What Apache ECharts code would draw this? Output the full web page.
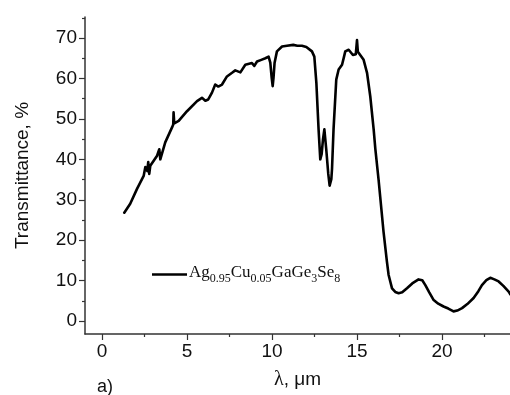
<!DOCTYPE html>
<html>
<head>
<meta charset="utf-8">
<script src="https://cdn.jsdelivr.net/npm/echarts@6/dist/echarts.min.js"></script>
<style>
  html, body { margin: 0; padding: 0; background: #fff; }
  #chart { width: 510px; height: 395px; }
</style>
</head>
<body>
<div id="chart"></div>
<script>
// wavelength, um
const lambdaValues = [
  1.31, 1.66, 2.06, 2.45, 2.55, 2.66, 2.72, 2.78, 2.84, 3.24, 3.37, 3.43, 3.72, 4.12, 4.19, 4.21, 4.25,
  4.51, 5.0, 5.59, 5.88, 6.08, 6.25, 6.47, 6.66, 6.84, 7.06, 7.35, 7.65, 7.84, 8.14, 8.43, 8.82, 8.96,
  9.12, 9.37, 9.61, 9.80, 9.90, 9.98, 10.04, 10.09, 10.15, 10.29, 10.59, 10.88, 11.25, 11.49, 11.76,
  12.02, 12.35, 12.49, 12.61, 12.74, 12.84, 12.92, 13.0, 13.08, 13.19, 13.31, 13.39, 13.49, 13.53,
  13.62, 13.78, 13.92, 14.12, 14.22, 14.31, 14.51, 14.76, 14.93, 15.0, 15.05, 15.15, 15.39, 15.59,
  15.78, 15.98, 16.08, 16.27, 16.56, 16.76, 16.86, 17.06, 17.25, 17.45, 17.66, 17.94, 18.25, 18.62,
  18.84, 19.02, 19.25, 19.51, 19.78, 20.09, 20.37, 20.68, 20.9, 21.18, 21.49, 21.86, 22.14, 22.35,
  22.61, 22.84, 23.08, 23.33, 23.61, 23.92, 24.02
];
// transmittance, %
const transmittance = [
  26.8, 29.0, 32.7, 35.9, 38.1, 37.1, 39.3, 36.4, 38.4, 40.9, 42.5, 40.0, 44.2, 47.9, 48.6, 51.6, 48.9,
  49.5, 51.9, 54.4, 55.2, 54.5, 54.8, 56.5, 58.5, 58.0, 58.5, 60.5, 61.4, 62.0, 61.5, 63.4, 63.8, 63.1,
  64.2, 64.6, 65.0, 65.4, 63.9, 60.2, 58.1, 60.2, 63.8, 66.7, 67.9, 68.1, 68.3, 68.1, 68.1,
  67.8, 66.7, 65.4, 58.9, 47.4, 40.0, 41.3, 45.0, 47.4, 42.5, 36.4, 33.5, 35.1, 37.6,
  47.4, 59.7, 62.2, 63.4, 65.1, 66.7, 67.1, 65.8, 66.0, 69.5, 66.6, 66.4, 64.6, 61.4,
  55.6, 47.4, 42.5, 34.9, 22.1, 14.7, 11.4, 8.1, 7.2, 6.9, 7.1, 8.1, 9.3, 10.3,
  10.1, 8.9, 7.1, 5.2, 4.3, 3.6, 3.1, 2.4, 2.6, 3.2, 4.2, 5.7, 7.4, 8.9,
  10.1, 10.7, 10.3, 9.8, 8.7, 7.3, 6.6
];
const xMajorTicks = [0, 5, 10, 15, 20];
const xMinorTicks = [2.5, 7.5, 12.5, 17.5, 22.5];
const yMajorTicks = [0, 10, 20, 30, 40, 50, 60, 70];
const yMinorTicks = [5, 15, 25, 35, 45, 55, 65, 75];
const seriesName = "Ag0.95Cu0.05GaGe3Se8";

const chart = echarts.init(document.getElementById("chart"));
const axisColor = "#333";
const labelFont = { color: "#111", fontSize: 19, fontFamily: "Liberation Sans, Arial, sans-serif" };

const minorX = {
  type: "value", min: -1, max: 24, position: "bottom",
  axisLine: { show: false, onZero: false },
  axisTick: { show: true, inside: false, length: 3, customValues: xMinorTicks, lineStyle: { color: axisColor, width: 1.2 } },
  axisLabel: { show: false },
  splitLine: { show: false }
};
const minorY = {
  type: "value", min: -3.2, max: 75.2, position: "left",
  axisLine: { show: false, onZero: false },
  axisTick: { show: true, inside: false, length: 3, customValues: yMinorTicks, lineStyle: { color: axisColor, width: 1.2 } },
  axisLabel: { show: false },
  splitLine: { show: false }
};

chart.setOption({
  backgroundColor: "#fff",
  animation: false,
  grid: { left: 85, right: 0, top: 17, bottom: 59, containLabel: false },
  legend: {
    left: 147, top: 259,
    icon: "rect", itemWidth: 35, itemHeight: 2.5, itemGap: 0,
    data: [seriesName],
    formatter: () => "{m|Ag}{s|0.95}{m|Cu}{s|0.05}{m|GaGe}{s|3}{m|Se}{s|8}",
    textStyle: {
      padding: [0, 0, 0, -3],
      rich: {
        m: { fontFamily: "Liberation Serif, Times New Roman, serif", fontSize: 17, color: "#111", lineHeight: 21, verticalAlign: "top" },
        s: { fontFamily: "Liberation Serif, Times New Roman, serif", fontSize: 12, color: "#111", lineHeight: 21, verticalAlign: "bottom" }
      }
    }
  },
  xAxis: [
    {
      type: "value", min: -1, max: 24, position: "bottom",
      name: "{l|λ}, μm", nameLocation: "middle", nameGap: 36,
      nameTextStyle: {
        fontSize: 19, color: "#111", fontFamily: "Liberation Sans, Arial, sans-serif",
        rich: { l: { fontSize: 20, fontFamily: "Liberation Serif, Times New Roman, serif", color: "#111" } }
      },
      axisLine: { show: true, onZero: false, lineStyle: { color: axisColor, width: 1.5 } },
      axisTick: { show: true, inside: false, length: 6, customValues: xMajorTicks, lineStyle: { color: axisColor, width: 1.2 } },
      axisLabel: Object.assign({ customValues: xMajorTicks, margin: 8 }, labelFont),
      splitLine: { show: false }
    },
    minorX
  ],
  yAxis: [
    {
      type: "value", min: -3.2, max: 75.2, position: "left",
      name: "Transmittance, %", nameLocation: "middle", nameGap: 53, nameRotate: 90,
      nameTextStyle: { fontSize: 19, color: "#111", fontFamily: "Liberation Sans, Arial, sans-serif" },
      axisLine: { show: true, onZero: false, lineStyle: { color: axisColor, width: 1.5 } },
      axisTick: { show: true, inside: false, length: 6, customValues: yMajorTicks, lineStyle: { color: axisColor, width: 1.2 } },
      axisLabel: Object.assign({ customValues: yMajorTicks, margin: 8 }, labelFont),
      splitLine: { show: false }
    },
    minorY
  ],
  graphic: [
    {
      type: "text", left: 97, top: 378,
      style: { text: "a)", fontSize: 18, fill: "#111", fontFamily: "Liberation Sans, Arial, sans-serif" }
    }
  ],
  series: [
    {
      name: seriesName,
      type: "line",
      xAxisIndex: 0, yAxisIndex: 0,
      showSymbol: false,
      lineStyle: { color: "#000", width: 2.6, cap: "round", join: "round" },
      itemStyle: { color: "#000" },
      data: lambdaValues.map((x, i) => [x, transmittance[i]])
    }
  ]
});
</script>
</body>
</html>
*-*-*
# YOUR OBJECTIVE
Exclude every picture and copy the remaining data exactly.

# OUTPUT OF THE EXERCISE
What Apache ECharts code would draw this? Output the full web page.
<!DOCTYPE html>
<html>
<head>
<meta charset="utf-8">
<script src="https://cdn.jsdelivr.net/npm/echarts@6/dist/echarts.min.js"></script>
<style>
  html, body { margin: 0; padding: 0; background: #fff; }
  #chart { width: 510px; height: 395px; }
</style>
</head>
<body>
<div id="chart"></div>
<script>
// wavelength, um
const lambdaValues = [
  1.31, 1.66, 2.06, 2.45, 2.55, 2.66, 2.72, 2.78, 2.84, 3.24, 3.37, 3.43, 3.72, 4.12, 4.19, 4.21, 4.25,
  4.51, 5.0, 5.59, 5.88, 6.08, 6.25, 6.47, 6.66, 6.84, 7.06, 7.35, 7.65, 7.84, 8.14, 8.43, 8.82, 8.96,
  9.12, 9.37, 9.61, 9.80, 9.90, 9.98, 10.04, 10.09, 10.15, 10.29, 10.59, 10.88, 11.25, 11.49, 11.76,
  12.02, 12.35, 12.49, 12.61, 12.74, 12.84, 12.92, 13.0, 13.08, 13.19, 13.31, 13.39, 13.49, 13.53,
  13.62, 13.78, 13.92, 14.12, 14.22, 14.31, 14.51, 14.76, 14.93, 15.0, 15.05, 15.15, 15.39, 15.59,
  15.78, 15.98, 16.08, 16.27, 16.56, 16.76, 16.86, 17.06, 17.25, 17.45, 17.66, 17.94, 18.25, 18.62,
  18.84, 19.02, 19.25, 19.51, 19.78, 20.09, 20.37, 20.68, 20.9, 21.18, 21.49, 21.86, 22.14, 22.35,
  22.61, 22.84, 23.08, 23.33, 23.61, 23.92, 24.02
];
// transmittance, %
const transmittance = [
  26.8, 29.0, 32.7, 35.9, 38.1, 37.1, 39.3, 36.4, 38.4, 40.9, 42.5, 40.0, 44.2, 47.9, 48.6, 51.6, 48.9,
  49.5, 51.9, 54.4, 55.2, 54.5, 54.8, 56.5, 58.5, 58.0, 58.5, 60.5, 61.4, 62.0, 61.5, 63.4, 63.8, 63.1,
  64.2, 64.6, 65.0, 65.4, 63.9, 60.2, 58.1, 60.2, 63.8, 66.7, 67.9, 68.1, 68.3, 68.1, 68.1,
  67.8, 66.7, 65.4, 58.9, 47.4, 40.0, 41.3, 45.0, 47.4, 42.5, 36.4, 33.5, 35.1, 37.6,
  47.4, 59.7, 62.2, 63.4, 65.1, 66.7, 67.1, 65.8, 66.0, 69.5, 66.6, 66.4, 64.6, 61.4,
  55.6, 47.4, 42.5, 34.9, 22.1, 14.7, 11.4, 8.1, 7.2, 6.9, 7.1, 8.1, 9.3, 10.3,
  10.1, 8.9, 7.1, 5.2, 4.3, 3.6, 3.1, 2.4, 2.6, 3.2, 4.2, 5.7, 7.4, 8.9,
  10.1, 10.7, 10.3, 9.8, 8.7, 7.3, 6.6
];
const xMajorTicks = [0, 5, 10, 15, 20];
const xMinorTicks = [2.5, 7.5, 12.5, 17.5, 22.5];
const yMajorTicks = [0, 10, 20, 30, 40, 50, 60, 70];
const yMinorTicks = [5, 15, 25, 35, 45, 55, 65, 75];
const seriesName = "Ag0.95Cu0.05GaGe3Se8";

const chart = echarts.init(document.getElementById("chart"));
const axisColor = "#333";
const labelFont = { color: "#111", fontSize: 19, fontFamily: "Liberation Sans, Arial, sans-serif" };

const minorX = {
  type: "value", min: -1, max: 24, position: "bottom",
  axisLine: { show: false, onZero: false },
  axisTick: { show: true, inside: false, length: 3, customValues: xMinorTicks, lineStyle: { color: axisColor, width: 1.2 } },
  axisLabel: { show: false },
  splitLine: { show: false }
};
const minorY = {
  type: "value", min: -3.2, max: 75.2, position: "left",
  axisLine: { show: false, onZero: false },
  axisTick: { show: true, inside: false, length: 3, customValues: yMinorTicks, lineStyle: { color: axisColor, width: 1.2 } },
  axisLabel: { show: false },
  splitLine: { show: false }
};

chart.setOption({
  backgroundColor: "#fff",
  animation: false,
  grid: { left: 85, right: 0, top: 17, bottom: 59, containLabel: false },
  legend: {
    left: 147, top: 259,
    icon: "rect", itemWidth: 35, itemHeight: 2.5, itemGap: 0,
    data: [seriesName],
    formatter: () => "{m|Ag}{s|0.95}{m|Cu}{s|0.05}{m|GaGe}{s|3}{m|Se}{s|8}",
    textStyle: {
      padding: [0, 0, 0, -3],
      rich: {
        m: { fontFamily: "Liberation Serif, Times New Roman, serif", fontSize: 17, color: "#111", lineHeight: 21, verticalAlign: "top" },
        s: { fontFamily: "Liberation Serif, Times New Roman, serif", fontSize: 12, color: "#111", lineHeight: 21, verticalAlign: "bottom" }
      }
    }
  },
  xAxis: [
    {
      type: "value", min: -1, max: 24, position: "bottom",
      name: "{l|λ}, μm", nameLocation: "middle", nameGap: 36,
      nameTextStyle: {
        fontSize: 19, color: "#111", fontFamily: "Liberation Sans, Arial, sans-serif",
        rich: { l: { fontSize: 20, fontFamily: "Liberation Serif, Times New Roman, serif", color: "#111" } }
      },
      axisLine: { show: true, onZero: false, lineStyle: { color: axisColor, width: 1.5 } },
      axisTick: { show: true, inside: false, length: 6, customValues: xMajorTicks, lineStyle: { color: axisColor, width: 1.2 } },
      axisLabel: Object.assign({ customValues: xMajorTicks, margin: 8 }, labelFont),
      splitLine: { show: false }
    },
    minorX
  ],
  yAxis: [
    {
      type: "value", min: -3.2, max: 75.2, position: "left",
      name: "Transmittance, %", nameLocation: "middle", nameGap: 53, nameRotate: 90,
      nameTextStyle: { fontSize: 19, color: "#111", fontFamily: "Liberation Sans, Arial, sans-serif" },
      axisLine: { show: true, onZero: false, lineStyle: { color: axisColor, width: 1.5 } },
      axisTick: { show: true, inside: false, length: 6, customValues: yMajorTicks, lineStyle: { color: axisColor, width: 1.2 } },
      axisLabel: Object.assign({ customValues: yMajorTicks, margin: 8 }, labelFont),
      splitLine: { show: false }
    },
    minorY
  ],
  graphic: [
    {
      type: "text", left: 97, top: 378,
      style: { text: "a)", fontSize: 18, fill: "#111", fontFamily: "Liberation Sans, Arial, sans-serif" }
    }
  ],
  series: [
    {
      name: seriesName,
      type: "line",
      xAxisIndex: 0, yAxisIndex: 0,
      showSymbol: false,
      lineStyle: { color: "#000", width: 2.6, cap: "round", join: "round" },
      itemStyle: { color: "#000" },
      data: lambdaValues.map((x, i) => [x, transmittance[i]])
    }
  ]
});
</script>
</body>
</html>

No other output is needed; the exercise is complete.